Policy & Practice - A Development Education Review



KODE: Professional development courses for development workers

Professionalisation and Deradicalisation of Development Education
Spring 2011

Deirdre Healy


Established in 1974, the mission of Kimmage Development Studies Centre (DSC) is to promote critical thinking and action for justice, equality and the eradication of poverty in the world.  It aims to do this through facilitating the education and training of individual practitioners and groups working for social, economic and political change in society, enabling all practitioners to work effectively for the holistic development of all. Kimmage DSC has offered Bachelor of Arts and post-graduate programmes to students from around the world for 38 years.  This article discusses the introduction of a new distance learning programme by KODE and considers its benefits for students based on skills-based, focused programmatic content and delivery.

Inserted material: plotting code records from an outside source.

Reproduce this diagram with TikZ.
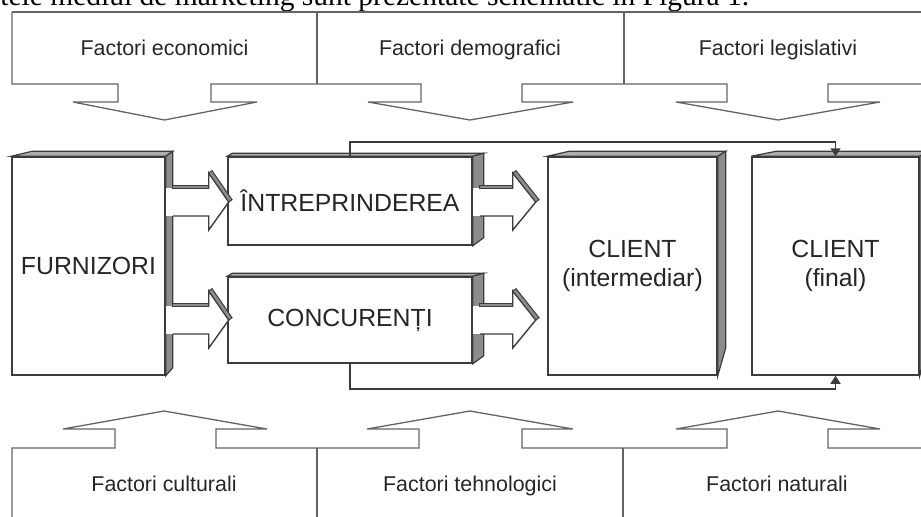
\documentclass[tikz,border=0pt]{standalone}
\usepackage{fontspec}
\setmainfont{Liberation Sans}
\newfontfamily\captionserif{Liberation Serif}
\usetikzlibrary{arrows.meta, positioning, calc}

\definecolor{sidegray}{RGB}{140,140,140}
\definecolor{topgray}{RGB}{175,175,175}
\definecolor{boxline}{RGB}{60,60,60}
\definecolor{factorline}{RGB}{100,100,100}

% 3D block arrow: #1 start on front face, #2 shaft length, #3 head length
\newcommand{\blockarrow}[3]{%
  \fill[white] #1 ++(0,-14) rectangle ++(#2,28);
  \filldraw[fill=white, draw=boxline, line width=0.7pt] #1 ++(7,-14) -- ++(#2-7,0) -- ++(0,-15) -- ++(#3,29) -- ++(-#3,28) -- ++(0,-14) -- ++(-#2+7,0);
  \filldraw[fill=sidegray, draw=boxline, line width=0.5pt] ($#1+(7,-17)$) rectangle ($#1+(#2,-14)$);
  \filldraw[fill=sidegray, draw=boxline, line width=0.5pt] ($#1+(#2,-29)$) -- ++(3.3,-2.3) -- ($#1+(#2+#3+3.3,-2.3)$) -- ($#1+(#2+#3,0)$) -- cycle;
}

\begin{document}
\begin{tikzpicture}[x=0.5pt, y=-0.5pt,
  factor/.style={anchor=base, inner sep=0pt, font=\fontsize{10.7}{13}\selectfont, text=black!85},
  outline/.style={draw=factorline, line width=0.65pt, line join=miter},
  box/.style={draw=boxline, fill=white, line width=0.75pt, align=center, inner sep=0pt, font=\fontsize{12.4}{14.8}\selectfont, text=black!85},
  side/.style={fill=sidegray, draw=boxline, line width=0.6pt},
  top/.style={fill=topgray, draw=boxline, line width=0.6pt},
  link/.style={draw=boxline, line width=0.8pt, -{Triangle[length=4pt, width=5pt]}}
]
\useasboundingbox (0,0) rectangle (921,516);
\clip (0,0) rectangle (921,516);

% text line above the figure (cut off)
\node[anchor=base west, inner sep=0pt, font=\captionserif\fontsize{14.75}{17}\selectfont] (cap) at (0,5) {tele mediul de marketing sunt prezentate schematic în Figura 1.};

% upper factors
\node[factor] (econ) at (164.5,55) {Factori economici};
\node[factor] (demo) at (470,55) {Factori demografici};
\node[factor] (legi) at (778,55) {Factori legislativi};

\draw[outline] (12,12) -- (930,12);
\draw[outline] (12,12) -- (12,84) -- (118,84) -- (118,102) -- (73,102) -- (164.5,120) -- (257,102) -- (211,102) -- (211,84)
  -- (421,84) -- (421,102) -- (368,102) -- (470,120) -- (573,102) -- (522,102) -- (522,84)
  -- (727,84) -- (727,102) -- (676,102) -- (778,120) -- (880,102) -- (828,102) -- (828,84) -- (930,84);
\draw[outline] (317,12) -- (317,84);
\draw[outline] (624,12) -- (624,84);

% lower factors
\node[factor] (cult) at (164,491) {Factori culturali};
\node[factor] (tehn) at (470,491) {Factori tehnologici};
\node[factor] (natu) at (777,491) {Factori naturali};

\draw[outline] (12,530) -- (12,448) -- (115,448) -- (115,429) -- (63,429) -- (164,411) -- (267,429) -- (216,429) -- (216,448)
  -- (419,448) -- (419,429) -- (367,429) -- (470,411) -- (573,429) -- (522,429) -- (522,448)
  -- (727,448) -- (727,429) -- (676,429) -- (778,411) -- (880,429) -- (828,429) -- (828,448) -- (930,448);
\draw[outline] (317,448) -- (317,530);
\draw[outline] (623,448) -- (623,530);

% market actors
\node[box, minimum width=76.5pt, minimum height=109pt] (furn) at (88.5,266) {FURNIZORI};
\node[box, minimum width=122pt, minimum height=44pt] (intr) at (350,201) {ÎNTREPRINDEREA};
\node[box, minimum width=122pt, minimum height=43pt] (conc) at (350,320) {CONCURENȚI};
\node[box, minimum width=84.5pt, minimum height=109pt] (clin) at (632.5,266) {CLIENT\\(intermediar)};
\node[box, minimum width=83.5pt, minimum height=109pt] (clfi) at (835.5,266) {CLIENT\\(final)};

% 3D faces
\filldraw[top] (furn.north west) -- ++(21,-5) -- ($(furn.north east)+(7,-5)$) -- (furn.north east) -- cycle;
\filldraw[side] (furn.north east) -- ++(7,-5) -- ($(furn.south east)+(7,-8)$) -- (furn.south east) -- cycle;
\filldraw[top] (intr.north west) -- ++(5,-3) -- ($(intr.north east)+(11,-3)$) -- (intr.north east) -- cycle;
\filldraw[side] (intr.north east) -- ++(11,-3) -- ($(intr.south east)+(11,-8)$) -- (intr.south east) -- cycle;
\filldraw[top] (conc.north west) -- ++(5,-3) -- ($(conc.north east)+(11,-3)$) -- (conc.north east) -- cycle;
\filldraw[side] (conc.north east) -- ++(11,-3) -- ($(conc.south east)+(11,-8)$) -- (conc.south east) -- cycle;
\filldraw[top] (clin.north west) -- ++(22,-5) -- ($(clin.north east)+(8,-5)$) -- (clin.north east) -- cycle;
\filldraw[side] (clin.north east) -- ++(8,-5) -- ($(clin.south east)+(8,-28)$) -- (clin.south east) -- cycle;
\filldraw[top] (clfi.north west) -- ++(25,-5) -- ($(clfi.north east)+(8,-5)$) -- (clfi.north east) -- cycle;
\filldraw[side] (clfi.north east) -- ++(8,-5) -- ($(clfi.south east)+(8,-28)$) -- (clfi.south east) -- cycle;

% flows
\blockarrow{(furn.east |- 0,202)}{43}{20}
\blockarrow{(furn.east |- 0,320)}{43}{20}
\blockarrow{(intr.east |- 0,202)}{40}{23}
\blockarrow{(conc.east |- 0,320)}{40}{23}

\draw[link] (intr.north) -- ++(0,-14) -| (clfi.north);
\draw[link] (conc.south) -- ++(0,25) -| (clfi.south);

\end{tikzpicture}
\end{document}
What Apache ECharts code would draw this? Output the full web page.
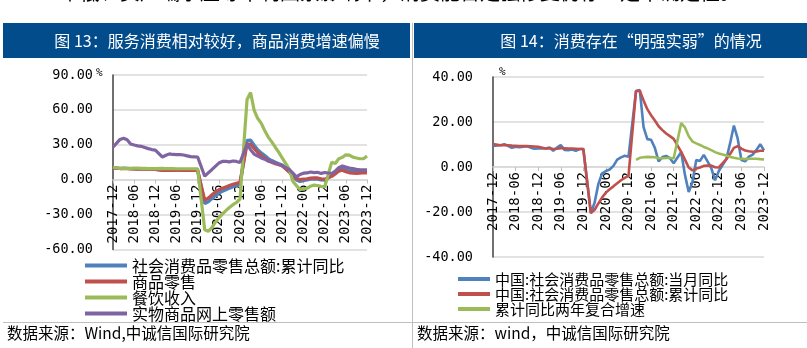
<!DOCTYPE html>
<html><head><meta charset="utf-8">
<script src="https://cdn.jsdelivr.net/npm/echarts@6/dist/echarts.min.js"></script>
<style>html,body{margin:0;padding:0;background:#fff}#c{width:807px;height:348px}</style>
</head><body><div id="c"></div>
<script>
const months = [
 '2017-12',
 '2018-01','2018-02','2018-03','2018-04','2018-05','2018-06','2018-07','2018-08','2018-09','2018-10','2018-11','2018-12',
 '2019-01','2019-02','2019-03','2019-04','2019-05','2019-06','2019-07','2019-08','2019-09','2019-10','2019-11','2019-12',
 '2020-01','2020-02','2020-03','2020-04','2020-05','2020-06','2020-07','2020-08','2020-09','2020-10','2020-11','2020-12',
 '2021-01','2021-02','2021-03','2021-04','2021-05','2021-06','2021-07','2021-08','2021-09','2021-10','2021-11','2021-12',
 '2022-01','2022-02','2022-03','2022-04','2022-05','2022-06','2022-07','2022-08','2022-09','2022-10','2022-11','2022-12',
 '2023-01','2023-02','2023-03','2023-04','2023-05','2023-06','2023-07','2023-08','2023-09','2023-10','2023-11','2023-12'
];
// Figure 13 (cumulative YoY, %)
const retailTotalCum = [10.2,
 null,9.7,9.8,9.7,9.5,9.4,9.3,9.3,9.3,9.2,9.1,9.0,
 null,8.2,8.3,8.0,8.1,8.4,8.3,8.2,8.2,8.1,8.0,8.0,
 null,-20.5,-19.0,-16.2,-13.5,-11.4,-9.9,-8.6,-7.2,-5.9,-4.8,-3.9,
 null,33.8,33.9,29.6,25.7,23.0,20.7,18.1,16.4,14.9,13.7,12.5,
 null,6.7,3.3,-0.2,-1.5,-0.7,-0.2,0.5,0.7,0.6,-0.1,-0.2,
 null,3.5,5.8,8.5,9.3,8.2,7.3,7.0,6.8,6.9,7.2,7.2];
const goodsRetail = [10.2,
 null,9.6,9.6,9.5,9.3,9.2,9.1,9.1,9.1,9.0,8.9,8.9,
 null,8.0,8.2,7.9,7.9,8.3,8.1,8.1,8.0,8.0,7.9,7.9,
 null,-17.6,-15.8,-13.1,-10.5,-8.7,-7.4,-6.2,-5.0,-3.9,-3.0,-2.3,
 null,30.7,30.4,26.8,23.4,20.6,18.5,16.5,15.0,13.7,12.8,11.8,
 null,6.5,4.0,1.1,0.1,0.5,0.8,1.4,1.5,1.5,0.7,0.5,
 null,2.9,4.9,7.4,8.1,6.8,5.9,5.6,5.5,5.7,6.0,5.8];
const cateringIncome = [10.7,
 null,9.6,9.7,9.8,9.7,9.9,9.9,9.8,9.8,9.6,9.5,9.5,
 null,9.7,9.6,9.6,9.5,9.4,9.4,9.4,9.4,9.4,9.4,9.4,
 null,-43.1,-44.3,-41.4,-36.5,-32.8,-29.6,-26.6,-23.9,-21.5,-19.6,-16.6,
 null,68.9,75.0,59.8,52.8,48.6,42.3,36.6,32.5,27.9,23.4,18.6,
 null,8.9,-1.5,-5.1,-8.5,-7.7,-7.5,-5.6,-4.6,-5.0,-5.7,-6.3,
 null,15.1,13.9,18.0,19.2,21.4,21.1,19.4,18.7,18.0,18.0,20.4];
const onlineGoods = [28.0,
 null,34.6,35.7,34.4,30.7,29.8,29.1,28.7,27.7,26.7,25.9,25.4,
 null,19.5,21.0,22.2,21.7,21.6,21.6,21.2,20.5,19.8,19.7,19.5,
 null,3.0,5.9,8.6,11.5,14.3,15.7,15.8,15.3,16.1,15.7,14.8,
 null,30.6,25.8,22.0,20.4,18.7,17.6,15.9,15.2,14.6,13.2,12.0,
 null,8.7,5.6,2.5,4.5,5.6,5.8,6.6,6.1,6.4,5.4,6.2,
 null,5.3,7.3,10.4,11.8,10.8,10.0,9.5,8.9,8.4,8.5,8.4];
// Figure 14 (%)
const retailMonthly = [9.4,
 null,9.7,10.1,9.4,8.5,9.0,8.8,9.0,9.2,8.6,8.1,8.2,
 null,8.2,8.7,7.2,8.6,9.8,7.6,7.5,7.8,7.2,8.0,8.0,
 null,-20.5,-15.8,-7.5,-2.8,-1.8,-1.1,0.5,3.3,4.3,5.0,4.6,
 null,33.8,34.2,17.7,12.4,12.1,8.5,2.5,4.4,4.9,3.9,1.7,
 null,6.7,-3.5,-11.1,-6.7,3.1,2.7,5.4,2.5,-0.5,-5.9,-1.8,
 null,3.5,10.6,18.4,12.7,3.1,2.5,4.6,5.5,7.6,10.1,7.4];
const retailCum = [10.2,
 null,9.7,9.8,9.7,9.5,9.4,9.3,9.3,9.3,9.2,9.1,9.0,
 null,8.2,8.3,8.0,8.1,8.4,8.3,8.2,8.2,8.1,8.0,8.0,
 null,-20.5,-19.0,-16.2,-13.5,-11.4,-9.9,-8.6,-7.2,-5.9,-4.8,-3.9,
 null,33.8,33.9,29.6,25.7,23.0,20.7,18.1,16.4,14.9,13.7,12.5,
 null,6.7,3.3,-0.2,-1.5,-0.7,-0.2,0.5,0.7,0.6,-0.1,-0.2,
 null,3.5,5.8,8.5,9.3,8.2,7.3,7.0,6.8,6.9,7.2,7.2];
const twoYearCagr = [null,
 null,null,null,null,null,null,null,null,null,null,null,null,
 null,null,null,null,null,null,null,null,null,null,null,null,
 null,null,null,null,null,null,null,null,null,null,null,null,
 null,3.2,4.1,4.3,4.5,4.4,4.3,3.9,3.9,4.0,4.0,3.9,
 null,19.5,17.6,13.7,11.3,10.5,9.8,8.9,8.3,7.5,6.6,6.0,
 null,5.1,4.5,4.1,3.8,3.7,3.5,3.7,3.7,3.7,3.5,3.4];

const leftNames = ['社会消费品零售总额:累计同比','商品零售','餐饮收入','实物商品网上零售额'];
const rightNames = ['中国:社会消费品零售总额:当月同比','中国:社会消费品零售总额:累计同比','累计同比两年复合增速'];
const colors = ['#4F81BD','#C0504D','#9BBB59','#8064A2'];

const numFont = 'DejaVu Sans Mono';
const cjkFont = 'Noto Sans CJK SC';

function xAxisCfg(gi, off){
  return {
    type:'category', gridIndex:gi, data:months, boundaryGap:false, position:'bottom', offset:off,
    axisLine:{onZero:false, lineStyle:{color:'#d9d9d9', width:1.5}},
    axisTick:{show:true, interval:5, length:4, lineStyle:{color:'#bfbfbf'}},
    axisLabel:{interval:5, rotate:90, margin:5, color:'#000', fontSize:14, fontFamily:numFont},
    splitLine:{show:false}
  };
}
function yAxisCfg(gi, min, max, itv){
  return {
    type:'value', gridIndex:gi, min:min, max:max, interval:itv,
    axisLine:{show:true, onZero:false, lineStyle:{color:'#404040', width:1.5}},
    axisTick:{show:false},
    axisLabel:{margin:20, color:'#000', fontSize:13.5, fontFamily:numFont, formatter:v=>v.toFixed(2)},
    splitLine:{show:true, lineStyle:{color:'#d9d9d9', width:1.5}}
  };
}
function line(name, data, gi, color, w){
  return {name:name, type:'line', xAxisIndex:gi, yAxisIndex:gi, data:data, connectNulls:true,
    symbol:'none', lineStyle:{color:color, width:w}, itemStyle:{color:color}};
}

const chart = echarts.init(document.getElementById('c'), null, {renderer:'canvas'});
chart.setOption({
  animation:false,
  backgroundColor:'#fff',
  grid:[
    {left:113, right:440, top:75, bottom:98.5},
    {left:493, right:43, top:77, bottom:91}
  ],
  xAxis:[xAxisCfg(0, -70), xAxisCfg(1, -90)],
  yAxis:[yAxisCfg(0,-60,90,30), yAxisCfg(1,-40,40,20)],
  legend:[
    {data:leftNames, orient:'vertical', left:80, top:252.5, itemWidth:42, itemHeight:4, itemGap:0, icon:'rect',
     textStyle:{fontSize:16, lineHeight:15, color:'#000', fontFamily:cjkFont}, selectedMode:false},
    {data:rightNames, orient:'vertical', left:453, top:266.5, itemWidth:32, itemHeight:4, itemGap:0, icon:'rect',
     textStyle:{fontSize:15, lineHeight:14.5, color:'#000', fontFamily:cjkFont}, selectedMode:false}
  ],
  series:[
    line(leftNames[0], retailTotalCum, 0, colors[0], 3.4),
    line(leftNames[1], goodsRetail, 0, colors[1], 3.2),
    line(leftNames[2], cateringIncome, 0, colors[2], 3.2),
    line(leftNames[3], onlineGoods, 0, colors[3], 3.2),
    line(rightNames[0], retailMonthly, 1, colors[0], 2.6),
    line(rightNames[1], retailCum, 1, colors[1], 2.6),
    line(rightNames[2], twoYearCagr, 1, colors[2], 2.6)
  ],
  graphic:[
    {type:'text', left:60, top:-18, silent:true,
     style:{text:'中低、资产端承压等不利因素影响下，消费能否走强修复仍存一定不确定性。', fontSize:20, fontFamily:cjkFont, fill:'#000'}},
    {type:'rect', shape:{x:3, y:23, width:407, height:35}, style:{fill:'#034C8C'}, silent:true},
    {type:'rect', shape:{x:414, y:23, width:393, height:35}, style:{fill:'#034C8C'}, silent:true},
    {type:'text', x:217, y:41, silent:true,
     style:{text:'图 13：服务消费相对较好，商品消费增速偏慢', fontSize:16, fontFamily:cjkFont, fill:'#fff', align:'center', verticalAlign:'middle'}},
    {type:'text', x:631, y:41, silent:true,
     style:{text:'图 14：消费存在“明强实弱”的情况', fontSize:16, fontFamily:cjkFont, fill:'#fff', align:'center', verticalAlign:'middle'}},
    {type:'line', shape:{x1:412.5, y1:23, x2:412.5, y2:348}, style:{stroke:'#bfbfbf', lineWidth:1}, silent:true},
    {type:'line', shape:{x1:3, y1:322.5, x2:807, y2:322.5}, style:{stroke:'#bfbfbf', lineWidth:1}, silent:true},
    {type:'text', x:96, y:73, silent:true,
     style:{text:'%', fontSize:11, fontFamily:numFont, fill:'#000', align:'left', verticalAlign:'middle'}},
    {type:'text', x:499, y:72, silent:true,
     style:{text:'%', fontSize:11, fontFamily:numFont, fill:'#000', align:'left', verticalAlign:'middle'}},
    {type:'text', x:7, y:333, silent:true,
     style:{text:'数据来源：Wind,中诚信国际研究院', fontSize:15.5, fontFamily:cjkFont, fill:'#000', align:'left', verticalAlign:'middle'}},
    {type:'text', x:417, y:333, silent:true,
     style:{text:'数据来源：wind，中诚信国际研究院', fontSize:15.5, fontFamily:cjkFont, fill:'#000', align:'left', verticalAlign:'middle'}}
  ]
});
</script></body></html>
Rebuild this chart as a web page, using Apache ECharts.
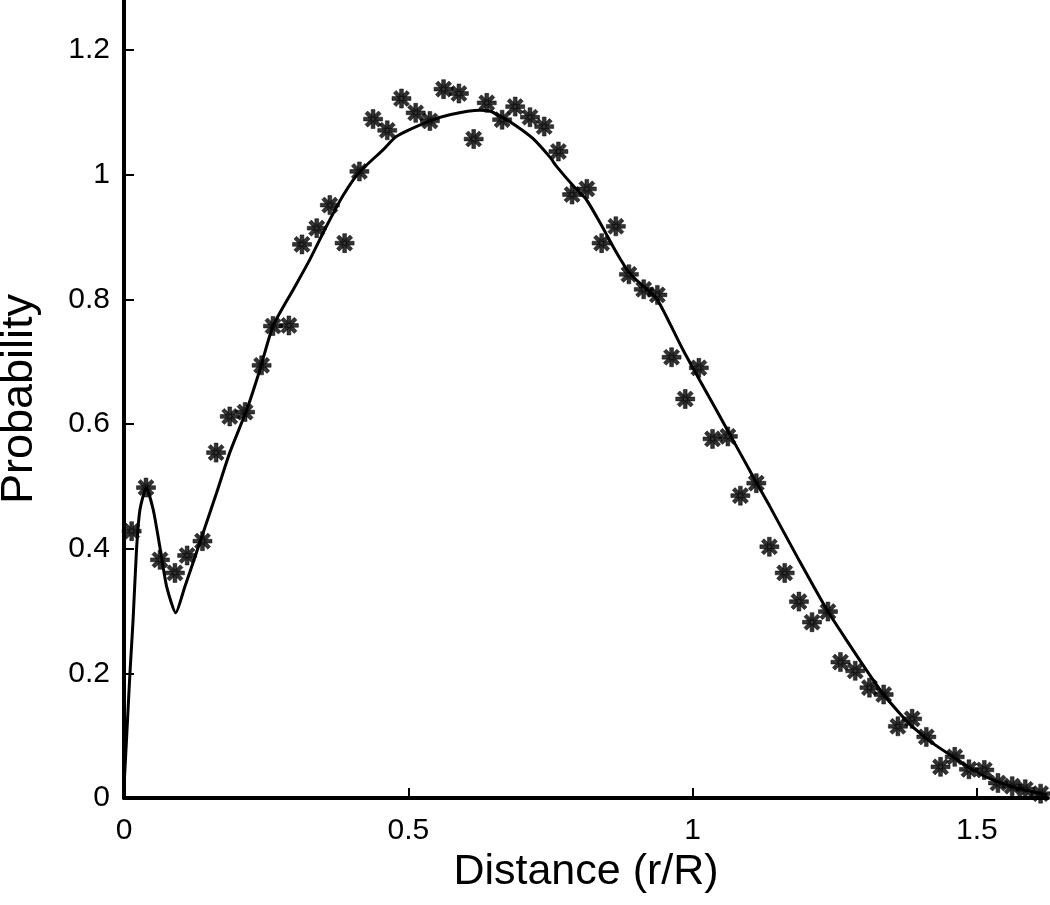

Around 2005, Kimmage DSC made the courageous and enterprising decision to invest in and develop a range of distance learning courses for development workers. The rationale for this exploration of previously untested waters was the recognition that, given the declining number of fellowships and the emerging global economic down-turn, fewer students would be able to travel and study on the Kimmage DSC full-time programmes. Kimmage DSC therefore wanted to provide quality alternatives to studying in Dublin so that a greater number of development workers would have access to the courses that have been so popular over the previous decades. Kimmage DSC's Strategic Plan 2009-2013 states:

“...given that the modes of delivery of learning transcend national or regional (or institutional) boundaries and facilitates study for participants in the widest possible range of venues and locations, we believe that KODE will become an ideal ‘bridge’ between our Irish-based and overseas-based activities”.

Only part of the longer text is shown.